Kirchhoff had been given free rein to build the Countess an automobile full of pomp and circumstance. To use a cliché, it was built with bank vault-like quality, and indeed it contained a vault’s worth of treasures, including hand-embroidered silk brocade upholstery, cabinetry of inlaid Birdseye maple as fine as any piece of antique furniture, and brass hardware plated in 24-karat gold. A color postcard of the 1960s shows the car still wearing its original finish, a bright metallic aqua! A massive trunk and rooftop luggage rack were installed to accommodate the vast quantities of luggage for planned European travels; a tank for potable water and solid disc wheels were fitted, for rough terrain and distant lands.

Yes, J. Gerald Kirchhoff was impressed with Anna Ingraham, and with the writing on the wall for custom coachbuilders, he accepted her invitation to become her chauffeur. Together they traveled the world with the Model J, which crossed the Atlantic by ocean liner and proceeded to tour Europe. A full list of its destinations is not known, though at least one photograph survives of it in the shadow of Stonehenge.

As World War II began to rage, Kirchhoff, Ingraham, and the Model J returned stateside in 1940. The car’s travels, for then, were over, and after the Countess’ passing in 1944, the Duesenberg was put into storage. It would eventually be sold in 1962 to the Powers Museum, near its original owner’s Bristol, Connecticut, home, then several years later to early collector Anthony Pascucci.

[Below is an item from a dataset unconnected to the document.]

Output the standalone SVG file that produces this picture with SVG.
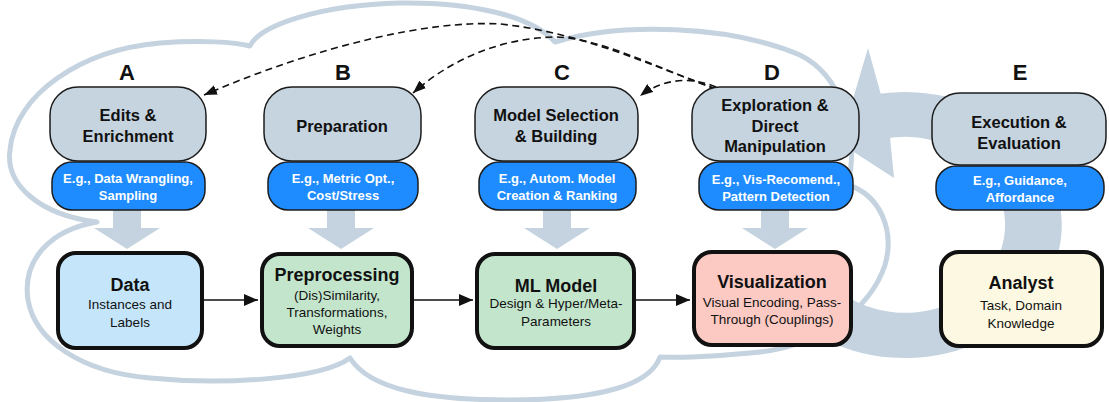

Pascucci, in turn, sold the Duesenberg in 1982 to Bernard Wajer of Maryland, who commissioned its restoration by the noted Al Pruett & Sons of Glen Rocks, Pennsylvania. Mr. Pruett displayed the car at numerous Classic Car Club of America (CCCA) meets, as well as several times in Antique Automobile Club of America (AACA) and Auburn Cord Duesenberg (ACD) Club events, winning numerous awards. After 17 years of enjoyment, the car was purchased by Thomas Derro in 1999, and has now remained in his wonderful collection, with only occasional concours outings, for another 18 years.

Having been conscientiously well-maintained by its owners and never allowed to decay, the Kirchhoff town car is remarkably intact, including all of its priceless original trim hardware; even enough of the original upholstery survived to enable patterns for its recreation, in Italy. Its drivetrain is fully original and “matching,” and the body remains in its original configuration, aside from skirted fenders added later in the 1930s and a set of more elegant wire wheels. Accompanying the car are numerous original Kirchhoff delivery photographs acquired from the coachbuilder’s estate, a sample of the original interior fabric, and even a framed photograph of the Countess, as well as period luggage.

Well known to Duesenberg cognoscenti, the Kirchoff town car has appeared in such works as Don Butler’s Auburn Cord Duesenberg (p. 273), Josh B. Malks’ Illustrated Duesenberg Buyer’s Guide (p. 99), and Fred Roe’s Duesenberg: The Pursuit of Perfection (p. 138).

Whether or not it was the most expensive Duesenberg ever built is perhaps up for debate, but no other Model J packs the sheer visual force of Countess Anna Ingraham’s J-497. It is a car purpose-built for grand entrances at the end of long journeys. One imagines that Countess Anna, wherever she might be, and her coachbuilder-cum-chauffeur would like that very much.